##### Given material

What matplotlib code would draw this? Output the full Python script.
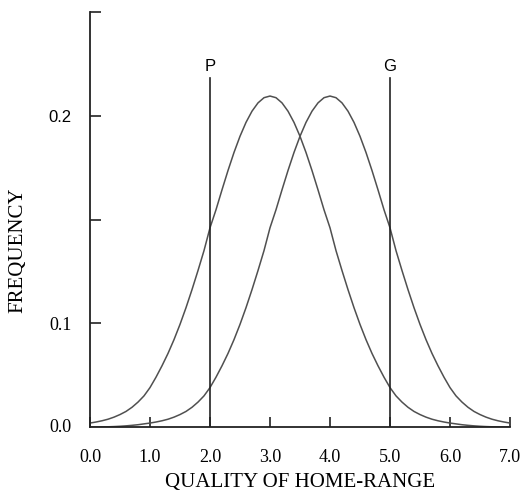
#!/usr/bin/env python3
"""
Frequency of home-range quality for two groups (P and G thresholds)
"""
import matplotlib
matplotlib.use('Agg')
import matplotlib.pyplot as plt
import numpy as np

# quality of home-range, read every 0.1
quality = np.round(np.arange(0, 7.001, 0.1), 1)

# left curve (centred on 3.0)
freq_low = [
    0.0038, 0.0048, 0.006, 0.0075, 0.0095, 0.012, 0.015, 0.019, 0.024, 0.030,
    0.038, 0.048, 0.059, 0.0709, 0.0842, 0.0989, 0.1075, 0.1162, 0.1254, 0.135,
    0.146, 0.1547, 0.1643, 0.1736, 0.1823, 0.1901, 0.1968, 0.2022, 0.2062, 0.2087,
    0.2095,
    0.2087, 0.2062, 0.2022, 0.1968, 0.1901, 0.1823, 0.1736, 0.1643, 0.1547, 0.146,
    0.135, 0.1254, 0.1162, 0.1075, 0.0989, 0.0842, 0.0709, 0.059, 0.048, 0.038,
    0.030, 0.024, 0.019, 0.015, 0.012, 0.0095, 0.0075, 0.006, 0.0048, 0.0038,
    0.003, 0.0022, 0.0016, 0.0011, 0.0007, 0.0004, 0.0002, 0.0001, 0.0, 0.0,
]
# right curve (centred on 4.0)
freq_high = [
    0.0, 0.0, 0.0001, 0.0002, 0.0004, 0.0007, 0.0011, 0.0016, 0.0022, 0.003,
    0.0038, 0.0048, 0.006, 0.0075, 0.0095, 0.012, 0.015, 0.019, 0.024, 0.030,
    0.038, 0.048, 0.059, 0.0709, 0.0842, 0.0989, 0.1075, 0.1162, 0.1254, 0.135,
    0.146, 0.1547, 0.1643, 0.1736, 0.1823, 0.1901, 0.1968, 0.2022, 0.2062, 0.2087,
    0.2095,
    0.2087, 0.2062, 0.2022, 0.1968, 0.1901, 0.1823, 0.1736, 0.1643, 0.1547, 0.146,
    0.135, 0.1254, 0.1162, 0.1075, 0.0989, 0.0842, 0.0709, 0.059, 0.048, 0.038,
    0.030, 0.024, 0.019, 0.015, 0.012, 0.0095, 0.0075, 0.006, 0.0048, 0.0038,
]

# threshold lines
thresholds = [2.0, 5.0]
threshold_names = ['P', 'G']
threshold_top = 0.218

x_ticks = [0, 1, 2, 3, 4, 5, 6, 7]
y_ticks = [0.1, 0.15, 0.2, 0.25]
y_ticklabels = ['0.1', '', '0.2', '']

# the printed frequency axis is not linear: 0-0.1 takes one step, 0.1-0.2 two
def fwd(y):
    y = np.asarray(y, dtype=float)
    return np.where(y <= 0.1, y * 10, 1 + (y - 0.1) * 20)

def inv(t):
    t = np.asarray(t, dtype=float)
    return np.where(t <= 1, t / 10, 0.1 + (t - 1) / 20)

fig = plt.figure(figsize=(5.21, 4.95), dpi=100)
ax = fig.add_axes([90 / 521, 68 / 495, 420 / 521, 415 / 495])
ax.set_yscale('function', functions=(fwd, inv))

ax.plot(quality, freq_low, color='#505050', linewidth=1.1)
ax.plot(quality, freq_high, color='#505050', linewidth=1.1)

for xv, name in zip(thresholds, threshold_names):
    ax.plot([xv, xv], [0, threshold_top], color='#222222', linewidth=1.2)
    ax.text(xv, threshold_top + 0.002, name, ha='center', va='bottom',
            fontsize=12, family='Liberation Sans')

ax.set_xlim(0, 7)
ax.set_ylim(0, 0.25)

for side in ['top', 'right']:
    ax.spines[side].set_visible(False)
for side in ['left', 'bottom']:
    ax.spines[side].set_linewidth(1.3)
    ax.spines[side].set_color('#222222')

ax.set_xticks(x_ticks)
ax.set_xticklabels([f'{v:.1f}' for v in x_ticks], family='Liberation Serif',
                   fontsize=13)
ax.set_yticks(y_ticks)
ax.set_yticklabels(y_ticklabels, family='Liberation Serif', fontsize=13)
ax.yaxis.get_ticklabels()[2].set_family('Liberation Sans')
ax.yaxis.get_ticklabels()[2].set_fontsize(12)
ax.yaxis.set_minor_locator(plt.NullLocator())
ax.tick_params(axis='x', direction='in', length=7, width=1.2, pad=16,
               color='#222222')
ax.tick_params(axis='y', direction='in', length=8, width=1.2, pad=13,
               color='#222222')

# the origin label sits on its own so that no tick is drawn at y=0
ax.text(-0.3, 0, '0.0', ha='right', va='center', fontsize=13,
        family='Liberation Serif')

ax.set_xlabel('QUALITY OF HOME-RANGE', family='Liberation Serif',
              fontsize=15, labelpad=5)
fig.text(18 / 521, 1 - 250 / 495, 'FREQUENCY', rotation=90, ha='center',
         va='center', family='Liberation Serif', fontsize=15)

plt.savefig('out.png', dpi=100)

##########

- **Required task**
Copy nothing but the lines from the first one in the listing through the line with "quality = np.round(np.arange(0, 7.001, 0.1), 1)", and omit the pictures.

- **Right answer**
What matplotlib code would draw this? Output the full Python script.
#!/usr/bin/env python3
"""
Frequency of home-range quality for two groups (P and G thresholds)
"""
import matplotlib
matplotlib.use('Agg')
import matplotlib.pyplot as plt
import numpy as np

# quality of home-range, read every 0.1
quality = np.round(np.arange(0, 7.001, 0.1), 1)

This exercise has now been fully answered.